Before all other things it is necessary to become aware of our condition. First, we must feel the bondage in which we are kept; for no means are sought to get out of it before that is the case. That is the reason why we have, in the first place, to revolutionise the heads, so that the people understand it will not be so difficult for the ninety-eight to get rid of the two who cling to the others in order to suck up the best vital fluids and who cause the tree to pine.

Hypocrisy is a great obstacle in the way, and it puts on such attractive mask to draw the masses on the wrong track. “So much is done for the people,” that it the common saying, which becomes a pretext to lull oneself asleep.
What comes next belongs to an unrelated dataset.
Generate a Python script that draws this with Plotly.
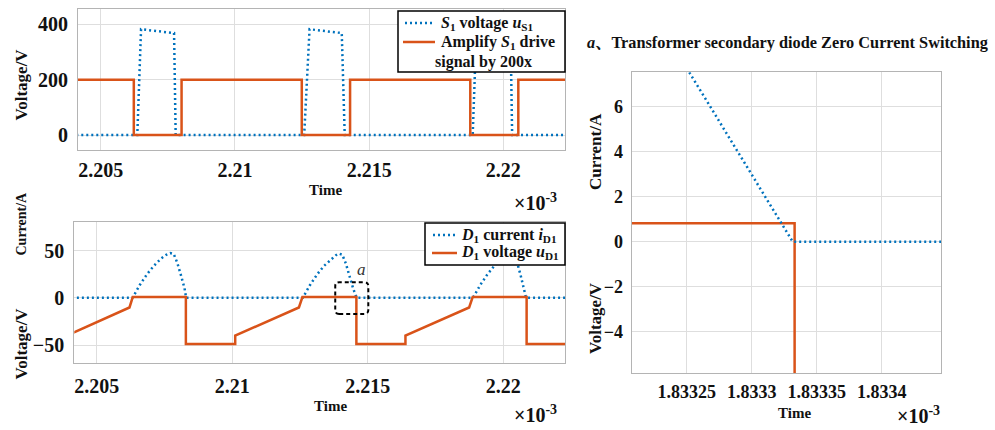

But without taking into consideration that all this is philanthropy - and this always demoralises the giver as well as the receiver (being nothing but wholesale stealing to give back in detail) and afterwards being praised as a benefactor of the human race - as soon as we begin to analyse it, it is rather insignificant while the greater part give from their abundance without denying themselves anything.

Tolstoy saw through the game, and therefore wrote: “Temperance is made much of, but in such a way that it cannot diminish drunkenness; education is made much of, but in such a way that, far from annihilating ignorance, it is increased; liberty and the constitution are made much of, but in such a way that despotism is not prevented; the fate of the working classes, but in such a way that they are not protected against slavery; Christianity, but only the official Christian faith which supports the governments instead of overthrowing them."

That is the reason why we also preach a crusade against hypocrisy - which has been called a homage to virtue, but which makes it difficult to discover the enemy in the right place. Hypocrisy has wound itself about humanity, like the climbing plant about the oak, to draw the beet sap in its embrace and to thrive at its cost.

As soon as the feeling of self-respect awakes and grows, we will no longer suffer everything; we shall begin to be men in our own circle, men who distinguish themselves by thinking for themselves.
We make ourselves free and involuntarily we shall rouse others by our deeds to endeavour with us to abolish some more tyrants.

To rule means to exercise violence, to do what he on whom the violence is practised does not like and what he who uses the violence would surely not suffer himself.

To submit means to bear, to suffer that which you do not like.

Let us therefore shout: “Down with Tyranny!” It is better not to live than to throw oneself away and be nothing in order that other people may be all. Repudiate all the tyrants of to-day, high and low.

 


Notes

[1] Eduard Douwes Dekker (1820 – 1887), better known by his pen name Multatuli (from Latin multa tuli, "I have suffered much"), was a Dutch writer famous for his satirical novel Max Havelaar (1860), which denounced the abuses of colonialism in the Dutch East Indies (today's Indonesia).

[2] Personaggio dal libro di Mulatuli, Minnebrieven, 1861 (Love letters).